TO BE DONE: Word for word, print each line of the listing below; pictures stay out.

DATA BLOCK:
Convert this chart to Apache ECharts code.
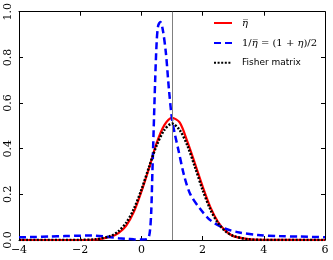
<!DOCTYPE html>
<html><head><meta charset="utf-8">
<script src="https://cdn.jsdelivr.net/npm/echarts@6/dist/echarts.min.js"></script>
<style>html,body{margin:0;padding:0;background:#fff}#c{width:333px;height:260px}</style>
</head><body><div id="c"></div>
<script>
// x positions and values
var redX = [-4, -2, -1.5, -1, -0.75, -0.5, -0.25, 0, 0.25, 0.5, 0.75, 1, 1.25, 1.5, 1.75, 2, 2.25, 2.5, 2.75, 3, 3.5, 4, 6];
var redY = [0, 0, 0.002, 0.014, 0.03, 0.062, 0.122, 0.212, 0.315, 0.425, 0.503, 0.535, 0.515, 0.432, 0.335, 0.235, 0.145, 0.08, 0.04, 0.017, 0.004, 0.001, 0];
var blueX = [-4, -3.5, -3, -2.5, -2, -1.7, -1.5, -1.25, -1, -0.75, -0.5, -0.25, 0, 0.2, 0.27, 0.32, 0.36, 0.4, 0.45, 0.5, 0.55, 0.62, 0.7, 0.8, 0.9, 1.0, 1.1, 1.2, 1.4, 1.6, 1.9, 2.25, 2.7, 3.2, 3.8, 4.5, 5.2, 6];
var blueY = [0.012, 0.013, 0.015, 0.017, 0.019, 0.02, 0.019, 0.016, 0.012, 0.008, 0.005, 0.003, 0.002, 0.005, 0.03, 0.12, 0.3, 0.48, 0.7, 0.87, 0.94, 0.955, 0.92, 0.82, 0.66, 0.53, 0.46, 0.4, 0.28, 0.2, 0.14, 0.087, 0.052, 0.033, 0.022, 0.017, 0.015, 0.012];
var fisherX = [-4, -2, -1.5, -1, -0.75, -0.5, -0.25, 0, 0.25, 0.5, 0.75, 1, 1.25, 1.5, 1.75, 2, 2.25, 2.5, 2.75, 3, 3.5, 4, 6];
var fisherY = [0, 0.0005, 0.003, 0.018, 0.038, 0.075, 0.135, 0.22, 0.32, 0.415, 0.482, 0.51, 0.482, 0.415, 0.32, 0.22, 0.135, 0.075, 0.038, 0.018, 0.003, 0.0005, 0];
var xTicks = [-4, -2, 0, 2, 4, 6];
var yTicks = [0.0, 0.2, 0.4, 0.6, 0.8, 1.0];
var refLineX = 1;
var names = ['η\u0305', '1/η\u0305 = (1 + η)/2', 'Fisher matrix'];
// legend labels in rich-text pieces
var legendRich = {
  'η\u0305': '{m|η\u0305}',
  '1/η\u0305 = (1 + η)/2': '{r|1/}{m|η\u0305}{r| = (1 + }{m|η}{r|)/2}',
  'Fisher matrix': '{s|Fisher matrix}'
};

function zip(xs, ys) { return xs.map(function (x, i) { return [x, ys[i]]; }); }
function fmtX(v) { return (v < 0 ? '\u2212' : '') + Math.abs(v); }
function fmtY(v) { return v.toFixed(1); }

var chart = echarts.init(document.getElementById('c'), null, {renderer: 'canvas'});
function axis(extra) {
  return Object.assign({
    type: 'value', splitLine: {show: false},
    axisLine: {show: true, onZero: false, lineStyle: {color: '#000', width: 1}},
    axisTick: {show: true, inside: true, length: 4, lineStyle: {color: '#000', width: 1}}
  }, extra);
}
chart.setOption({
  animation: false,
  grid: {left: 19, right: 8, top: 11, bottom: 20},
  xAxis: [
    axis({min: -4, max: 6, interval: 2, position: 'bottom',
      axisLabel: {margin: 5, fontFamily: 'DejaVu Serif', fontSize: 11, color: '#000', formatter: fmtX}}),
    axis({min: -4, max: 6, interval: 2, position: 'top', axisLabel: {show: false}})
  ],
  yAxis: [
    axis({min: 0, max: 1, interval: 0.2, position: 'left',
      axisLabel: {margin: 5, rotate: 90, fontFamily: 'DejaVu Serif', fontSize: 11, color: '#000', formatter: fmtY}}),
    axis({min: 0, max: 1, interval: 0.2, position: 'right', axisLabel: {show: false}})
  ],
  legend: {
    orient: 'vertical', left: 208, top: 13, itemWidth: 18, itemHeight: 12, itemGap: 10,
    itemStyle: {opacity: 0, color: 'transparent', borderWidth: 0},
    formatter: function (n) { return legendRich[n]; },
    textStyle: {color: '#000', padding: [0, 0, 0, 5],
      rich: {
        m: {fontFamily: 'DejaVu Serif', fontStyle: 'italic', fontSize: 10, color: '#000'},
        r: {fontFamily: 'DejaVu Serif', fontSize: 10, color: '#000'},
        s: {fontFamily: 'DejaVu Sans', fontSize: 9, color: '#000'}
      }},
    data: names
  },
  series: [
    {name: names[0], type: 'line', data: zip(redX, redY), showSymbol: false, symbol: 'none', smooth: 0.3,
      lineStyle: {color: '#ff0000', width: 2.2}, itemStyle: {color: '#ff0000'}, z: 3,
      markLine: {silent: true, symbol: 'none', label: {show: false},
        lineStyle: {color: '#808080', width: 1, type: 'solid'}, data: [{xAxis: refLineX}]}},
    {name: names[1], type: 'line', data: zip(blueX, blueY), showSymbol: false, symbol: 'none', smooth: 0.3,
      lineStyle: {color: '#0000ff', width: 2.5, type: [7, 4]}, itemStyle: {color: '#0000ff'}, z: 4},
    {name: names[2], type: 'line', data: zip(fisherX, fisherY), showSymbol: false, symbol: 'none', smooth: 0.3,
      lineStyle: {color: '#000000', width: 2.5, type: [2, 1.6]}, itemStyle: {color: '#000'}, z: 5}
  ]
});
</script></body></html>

TASK SOLUTION:
Convert this chart to Apache ECharts code.
<!DOCTYPE html>
<html><head><meta charset="utf-8">
<script src="https://cdn.jsdelivr.net/npm/echarts@6/dist/echarts.min.js"></script>
<style>html,body{margin:0;padding:0;background:#fff}#c{width:333px;height:260px}</style>
</head><body><div id="c"></div>
<script>
// x positions and values
var redX = [-4, -2, -1.5, -1, -0.75, -0.5, -0.25, 0, 0.25, 0.5, 0.75, 1, 1.25, 1.5, 1.75, 2, 2.25, 2.5, 2.75, 3, 3.5, 4, 6];
var redY = [0, 0, 0.002, 0.014, 0.03, 0.062, 0.122, 0.212, 0.315, 0.425, 0.503, 0.535, 0.515, 0.432, 0.335, 0.235, 0.145, 0.08, 0.04, 0.017, 0.004, 0.001, 0];
var blueX = [-4, -3.5, -3, -2.5, -2, -1.7, -1.5, -1.25, -1, -0.75, -0.5, -0.25, 0, 0.2, 0.27, 0.32, 0.36, 0.4, 0.45, 0.5, 0.55, 0.62, 0.7, 0.8, 0.9, 1.0, 1.1, 1.2, 1.4, 1.6, 1.9, 2.25, 2.7, 3.2, 3.8, 4.5, 5.2, 6];
var blueY = [0.012, 0.013, 0.015, 0.017, 0.019, 0.02, 0.019, 0.016, 0.012, 0.008, 0.005, 0.003, 0.002, 0.005, 0.03, 0.12, 0.3, 0.48, 0.7, 0.87, 0.94, 0.955, 0.92, 0.82, 0.66, 0.53, 0.46, 0.4, 0.28, 0.2, 0.14, 0.087, 0.052, 0.033, 0.022, 0.017, 0.015, 0.012];
var fisherX = [-4, -2, -1.5, -1, -0.75, -0.5, -0.25, 0, 0.25, 0.5, 0.75, 1, 1.25, 1.5, 1.75, 2, 2.25, 2.5, 2.75, 3, 3.5, 4, 6];
var fisherY = [0, 0.0005, 0.003, 0.018, 0.038, 0.075, 0.135, 0.22, 0.32, 0.415, 0.482, 0.51, 0.482, 0.415, 0.32, 0.22, 0.135, 0.075, 0.038, 0.018, 0.003, 0.0005, 0];
var xTicks = [-4, -2, 0, 2, 4, 6];
var yTicks = [0.0, 0.2, 0.4, 0.6, 0.8, 1.0];
var refLineX = 1;
var names = ['η\u0305', '1/η\u0305 = (1 + η)/2', 'Fisher matrix'];
// legend labels in rich-text pieces
var legendRich = {
  'η\u0305': '{m|η\u0305}',
  '1/η\u0305 = (1 + η)/2': '{r|1/}{m|η\u0305}{r| = (1 + }{m|η}{r|)/2}',
  'Fisher matrix': '{s|Fisher matrix}'
};

function zip(xs, ys) { return xs.map(function (x, i) { return [x, ys[i]]; }); }
function fmtX(v) { return (v < 0 ? '\u2212' : '') + Math.abs(v); }
function fmtY(v) { return v.toFixed(1); }

var chart = echarts.init(document.getElementById('c'), null, {renderer: 'canvas'});
function axis(extra) {
  return Object.assign({
    type: 'value', splitLine: {show: false},
    axisLine: {show: true, onZero: false, lineStyle: {color: '#000', width: 1}},
    axisTick: {show: true, inside: true, length: 4, lineStyle: {color: '#000', width: 1}}
  }, extra);
}
chart.setOption({
  animation: false,
  grid: {left: 19, right: 8, top: 11, bottom: 20},
  xAxis: [
    axis({min: -4, max: 6, interval: 2, position: 'bottom',
      axisLabel: {margin: 5, fontFamily: 'DejaVu Serif', fontSize: 11, color: '#000', formatter: fmtX}}),
    axis({min: -4, max: 6, interval: 2, position: 'top', axisLabel: {show: false}})
  ],
  yAxis: [
    axis({min: 0, max: 1, interval: 0.2, position: 'left',
      axisLabel: {margin: 5, rotate: 90, fontFamily: 'DejaVu Serif', fontSize: 11, color: '#000', formatter: fmtY}}),
    axis({min: 0, max: 1, interval: 0.2, position: 'right', axisLabel: {show: false}})
  ],
  legend: {
    orient: 'vertical', left: 208, top: 13, itemWidth: 18, itemHeight: 12, itemGap: 10,
    itemStyle: {opacity: 0, color: 'transparent', borderWidth: 0},
    formatter: function (n) { return legendRich[n]; },
    textStyle: {color: '#000', padding: [0, 0, 0, 5],
      rich: {
        m: {fontFamily: 'DejaVu Serif', fontStyle: 'italic', fontSize: 10, color: '#000'},
        r: {fontFamily: 'DejaVu Serif', fontSize: 10, color: '#000'},
        s: {fontFamily: 'DejaVu Sans', fontSize: 9, color: '#000'}
      }},
    data: names
  },
  series: [
    {name: names[0], type: 'line', data: zip(redX, redY), showSymbol: false, symbol: 'none', smooth: 0.3,
      lineStyle: {color: '#ff0000', width: 2.2}, itemStyle: {color: '#ff0000'}, z: 3,
      markLine: {silent: true, symbol: 'none', label: {show: false},
        lineStyle: {color: '#808080', width: 1, type: 'solid'}, data: [{xAxis: refLineX}]}},
    {name: names[1], type: 'line', data: zip(blueX, blueY), showSymbol: false, symbol: 'none', smooth: 0.3,
      lineStyle: {color: '#0000ff', width: 2.5, type: [7, 4]}, itemStyle: {color: '#0000ff'}, z: 4},
    {name: names[2], type: 'line', data: zip(fisherX, fisherY), showSymbol: false, symbol: 'none', smooth: 0.3,
      lineStyle: {color: '#000000', width: 2.5, type: [2, 1.6]}, itemStyle: {color: '#000'}, z: 5}
  ]
});
</script></body></html>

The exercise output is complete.